There were attempts among Islamic astronomers to estimate the distances to the planets and the stars. One man who tried was Al Fargani, a ninth-century Arab astronomer who attempted to gauge the sizes of the spheres and worked out relationships among these sizes. As Ptolemy had done, he allowed each sphere to be large enough to contain its planet’s epicycles. Starting from a measurement of the Earth’s radius of
3,250
Roman miles, he then used these relationships to calculate the distances to all the known planets and to the sphere of the stars. His measurement of the distance to the stars had them more than 75 million miles from the Earth, half again as far as Ptolemy put them.

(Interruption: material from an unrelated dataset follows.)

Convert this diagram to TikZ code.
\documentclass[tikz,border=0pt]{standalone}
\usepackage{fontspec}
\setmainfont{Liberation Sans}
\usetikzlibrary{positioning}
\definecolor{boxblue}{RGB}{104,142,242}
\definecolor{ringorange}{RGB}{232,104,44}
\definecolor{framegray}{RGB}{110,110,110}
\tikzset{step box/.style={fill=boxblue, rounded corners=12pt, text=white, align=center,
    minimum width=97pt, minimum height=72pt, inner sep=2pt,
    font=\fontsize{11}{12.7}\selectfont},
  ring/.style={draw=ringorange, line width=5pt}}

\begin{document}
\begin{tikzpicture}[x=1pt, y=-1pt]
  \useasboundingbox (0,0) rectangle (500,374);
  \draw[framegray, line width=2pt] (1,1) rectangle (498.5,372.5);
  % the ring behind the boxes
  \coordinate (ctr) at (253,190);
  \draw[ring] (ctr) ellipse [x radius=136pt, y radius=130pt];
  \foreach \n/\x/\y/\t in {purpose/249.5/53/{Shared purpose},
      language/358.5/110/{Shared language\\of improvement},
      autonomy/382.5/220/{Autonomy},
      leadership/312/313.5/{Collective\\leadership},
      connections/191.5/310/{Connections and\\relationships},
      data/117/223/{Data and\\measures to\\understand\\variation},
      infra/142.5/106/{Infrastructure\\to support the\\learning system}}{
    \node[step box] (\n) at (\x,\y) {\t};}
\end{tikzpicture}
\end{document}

The modern distance measurement to the nearest star is in the neighbourhood of a million times greater than Al Fargani estimated to the sphere of the stars, but 75 million miles from the Earth was still a huge distance, and the sublunar (lower than the Moon) region in Al Fargani’s universe was tiny indeed by comparison.

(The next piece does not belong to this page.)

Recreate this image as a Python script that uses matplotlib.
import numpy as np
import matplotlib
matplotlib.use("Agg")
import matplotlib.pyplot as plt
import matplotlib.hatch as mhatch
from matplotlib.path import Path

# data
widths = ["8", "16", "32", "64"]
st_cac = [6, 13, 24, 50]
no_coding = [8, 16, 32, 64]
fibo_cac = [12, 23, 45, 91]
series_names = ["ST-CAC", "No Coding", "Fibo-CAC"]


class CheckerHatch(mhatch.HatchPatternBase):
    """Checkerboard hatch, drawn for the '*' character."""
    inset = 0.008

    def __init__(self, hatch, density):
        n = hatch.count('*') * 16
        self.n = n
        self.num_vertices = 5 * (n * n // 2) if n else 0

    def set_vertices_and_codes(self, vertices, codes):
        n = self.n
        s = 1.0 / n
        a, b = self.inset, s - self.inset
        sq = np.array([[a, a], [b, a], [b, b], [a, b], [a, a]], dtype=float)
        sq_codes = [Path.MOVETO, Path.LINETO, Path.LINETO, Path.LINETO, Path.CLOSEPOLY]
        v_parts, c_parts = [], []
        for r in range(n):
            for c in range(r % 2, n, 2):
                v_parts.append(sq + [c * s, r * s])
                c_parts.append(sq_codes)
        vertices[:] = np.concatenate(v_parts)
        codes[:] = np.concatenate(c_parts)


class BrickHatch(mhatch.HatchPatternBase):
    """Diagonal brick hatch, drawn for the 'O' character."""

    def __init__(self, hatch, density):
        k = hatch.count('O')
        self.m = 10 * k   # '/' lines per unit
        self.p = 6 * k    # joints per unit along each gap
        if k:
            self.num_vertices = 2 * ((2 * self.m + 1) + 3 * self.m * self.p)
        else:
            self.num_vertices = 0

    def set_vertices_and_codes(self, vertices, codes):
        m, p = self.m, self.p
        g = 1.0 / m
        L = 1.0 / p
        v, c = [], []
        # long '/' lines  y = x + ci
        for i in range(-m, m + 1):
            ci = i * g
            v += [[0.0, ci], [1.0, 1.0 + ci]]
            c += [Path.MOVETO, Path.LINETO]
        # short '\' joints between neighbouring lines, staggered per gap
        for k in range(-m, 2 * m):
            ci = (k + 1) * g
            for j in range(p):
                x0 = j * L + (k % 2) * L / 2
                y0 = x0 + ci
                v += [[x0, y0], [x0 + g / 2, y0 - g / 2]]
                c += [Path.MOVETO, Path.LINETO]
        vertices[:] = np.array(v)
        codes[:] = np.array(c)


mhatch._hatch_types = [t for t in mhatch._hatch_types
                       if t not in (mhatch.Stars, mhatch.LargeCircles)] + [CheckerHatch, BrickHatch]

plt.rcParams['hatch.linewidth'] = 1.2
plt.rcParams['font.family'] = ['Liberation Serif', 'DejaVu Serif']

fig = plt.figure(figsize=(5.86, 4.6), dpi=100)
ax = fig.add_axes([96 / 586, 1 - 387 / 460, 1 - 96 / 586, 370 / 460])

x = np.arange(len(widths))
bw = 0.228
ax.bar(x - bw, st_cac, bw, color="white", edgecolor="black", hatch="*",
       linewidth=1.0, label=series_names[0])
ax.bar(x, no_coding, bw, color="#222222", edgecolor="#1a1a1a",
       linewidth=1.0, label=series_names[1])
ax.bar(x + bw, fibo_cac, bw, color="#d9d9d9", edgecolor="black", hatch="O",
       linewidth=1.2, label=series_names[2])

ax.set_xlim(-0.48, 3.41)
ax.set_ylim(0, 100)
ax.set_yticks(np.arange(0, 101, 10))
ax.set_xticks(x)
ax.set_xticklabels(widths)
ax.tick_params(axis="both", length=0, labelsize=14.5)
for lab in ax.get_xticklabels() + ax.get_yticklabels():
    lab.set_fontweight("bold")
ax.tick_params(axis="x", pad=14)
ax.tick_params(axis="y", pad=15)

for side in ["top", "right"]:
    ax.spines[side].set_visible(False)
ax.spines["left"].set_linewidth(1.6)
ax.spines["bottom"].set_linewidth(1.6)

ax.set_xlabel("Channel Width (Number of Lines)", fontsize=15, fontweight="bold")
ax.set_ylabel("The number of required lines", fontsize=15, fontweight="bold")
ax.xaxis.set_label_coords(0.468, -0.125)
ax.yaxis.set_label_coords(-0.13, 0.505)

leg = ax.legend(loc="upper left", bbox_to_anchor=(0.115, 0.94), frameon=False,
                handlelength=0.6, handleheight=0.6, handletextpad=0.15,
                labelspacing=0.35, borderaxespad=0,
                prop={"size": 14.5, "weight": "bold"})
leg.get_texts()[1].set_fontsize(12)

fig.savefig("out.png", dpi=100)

Ptolemaic astronomy, preserved and improved by Islamic scholars, filtered slowly into Latin Europe beginning as early as the 11th century, but European scholars were much quicker to assimilate other ancient thinking and much more strongly influenced by it. The translation of Aristotle into Latin in the 12th century had a profound impact. Scholars came to revere him not just as
a
philosopher, but as ‘
the
Philosopher’ – no other identification required – and the final authority on science and cosmology. With the passage of time, Aristotelian cosmology as interpreted by medieval scholars merged with medieval Christian thought and, somewhat later, with Ptolemaic astronomy – which agreed with Aristotle in many, but not all, respects. Scholars, who at that time were also clergy, after a period of disagreement and debate settled on ways to reconcile the Bible with Aristotle. In order to accomplish this, they gave scripture a less literal, more metaphorical reading. They also eventually succeeded, to their satisfaction, in resolving contradictions among Ptolemy, Aristotle and other ancient scholars to produce a coherent body of philosophical, religious and scientific thought.

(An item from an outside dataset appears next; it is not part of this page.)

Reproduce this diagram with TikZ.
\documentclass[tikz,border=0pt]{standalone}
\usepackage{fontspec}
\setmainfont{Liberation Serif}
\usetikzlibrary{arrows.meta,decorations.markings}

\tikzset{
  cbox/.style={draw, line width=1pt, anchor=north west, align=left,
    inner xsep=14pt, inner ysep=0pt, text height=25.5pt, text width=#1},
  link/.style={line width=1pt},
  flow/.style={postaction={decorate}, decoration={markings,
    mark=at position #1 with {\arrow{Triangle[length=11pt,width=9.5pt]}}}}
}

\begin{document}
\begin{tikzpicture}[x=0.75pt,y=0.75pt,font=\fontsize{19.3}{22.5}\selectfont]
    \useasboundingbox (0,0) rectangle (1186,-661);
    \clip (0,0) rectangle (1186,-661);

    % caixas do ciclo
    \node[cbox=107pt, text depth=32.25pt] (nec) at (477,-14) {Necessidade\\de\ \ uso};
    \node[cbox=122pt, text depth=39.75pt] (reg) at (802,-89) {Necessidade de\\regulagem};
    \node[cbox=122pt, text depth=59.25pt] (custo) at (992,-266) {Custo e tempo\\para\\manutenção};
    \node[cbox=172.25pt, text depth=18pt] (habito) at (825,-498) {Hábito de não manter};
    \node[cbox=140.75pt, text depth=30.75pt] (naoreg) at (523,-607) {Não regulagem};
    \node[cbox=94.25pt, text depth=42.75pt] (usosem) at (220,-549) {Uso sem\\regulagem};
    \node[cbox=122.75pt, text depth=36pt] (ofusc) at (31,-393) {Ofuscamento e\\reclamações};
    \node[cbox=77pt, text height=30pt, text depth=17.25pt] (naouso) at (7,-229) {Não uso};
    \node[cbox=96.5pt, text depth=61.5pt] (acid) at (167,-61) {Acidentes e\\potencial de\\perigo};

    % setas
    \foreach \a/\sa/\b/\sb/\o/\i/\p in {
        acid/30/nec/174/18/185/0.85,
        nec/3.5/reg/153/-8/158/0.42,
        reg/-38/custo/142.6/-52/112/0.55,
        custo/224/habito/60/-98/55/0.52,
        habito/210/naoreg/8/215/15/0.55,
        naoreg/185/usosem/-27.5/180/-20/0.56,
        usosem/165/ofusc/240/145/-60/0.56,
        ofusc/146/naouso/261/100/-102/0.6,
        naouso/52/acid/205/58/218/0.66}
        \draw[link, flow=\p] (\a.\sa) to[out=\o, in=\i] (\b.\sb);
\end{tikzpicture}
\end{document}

Aristotelian/Ptolemaic astronomy provided a visual, geometric structure for abstract medieval Judaeo-Christian concepts, with all the rest of creation centring on that stationary Earth that is the home of humankind – a singularly unsavoury place in Aristotle’s philosophy, fallen from God’s grace in
Judaeo
-Christian teaching, and minuscule according to Al Fargani. By the 13th century, educated Europeans were taking it for granted that this world-view represented reality, and Dante, in the 14th century, both reflected and reinforced it in his
Divine Comedy
. He described a descent through the nine circles of hell towards the centre of the Earth – the vilest point in the universe – and an ascent through the celestial spheres in which the planets move, to the throne of God.

By the time Copernicus was born in the 15th century, the simple Aristotelian picture of the cosmos and complex Ptolemaic astronomy (as received from the Arabs) had been mingling for at least two hundred years in the minds of European thinkers. Decked out in poetry and metaphor by Dante, this Aristotelian/Ptolemaic/Judaeo-Christian view of the universe now not only described and predicted heavenly movement with reasonable accuracy and served as a map of the physical universe, but had also come to portray the human condition and the geography of the spiritual universe: among all creatures, only humans, fallen though they were, combined the material and the spiritual. Humanity was torn between the two, stuck on the debased squalid central Earth but always within view of and reaching out for the holy, pure and changeless realms beyond.

At the same time, the notion that the Aristotelian/Ptolemaic picture of the universe might be wrong was not completely absent from European thought. In the 14th century it took the form of a challenge to Aristotle, not to Ptolemy, when Parisian Nicole Oresme wrote a commentary criticizing Aristotle’s conclusion that the Earth didn’t move. Oresme didn’t propose that the Earth moved in orbit. There is no suggestion that he thought of that. Actually, he didn’t even conclude that it rotated, only that Aristotle had not proved it
didn’t
. A century later, Cardinal Nicholas of Cusa, a scholar who died nine years before Copernicus’s birth, also suggested that the Earth was not lying motionless in the centre of the universe. Nicholas of Cusa, however, failed to suggest another centre. The next and far
stronger
challenge to Aristotle, Ptolemy and Dante was to come from Copernicus.

Today the Polish city of Torun on the banks of the Vistula River has large modern buildings, but there also still exists a section of Old Town whose narrow cobbled streets can’t have changed much since 1473, when Mikolaj Kopernik was born here. It was common practice in scholarly circles to Latinize one’s name. Mikolaj Kopernik became Nicolaus Copernicus.

Poland has had a tumultuous history and has often been divided and dominated by foreigners, but the period during which Copernicus lived was a relatively peaceful, prosperous time. Copernicus’s father and grandfather evidently were merchants – well off if not spectacularly wealthy – and his mother came from a prominent Torun family. When Copernicus was 10, his father died and his mother’s brother took charge of Copernicus’s upbringing and education. That uncle rose to become Bishop of Warmia, an influential position from which to advance the careers of his nephews.

When Copernicus was 18 and his brother Andrzej (Latinized to Andreas) 20, the two young men enrolled in the Jagiellonian University in Krakow, one of the most celebrated seats of learning in Europe and renowned for its astronomy. One of Copernicus’s purchases while he was a student there was a set of the Alphonsine Tables. These tables, used for finding the positions of the Sun, Moon and planets based on Ptolemy’s theories and Islamic observations, had been computed in the 13th century at the behest of King Alphonso of Castille. Copernicus’s copy still exists. Judging from the stains, he used it a great deal.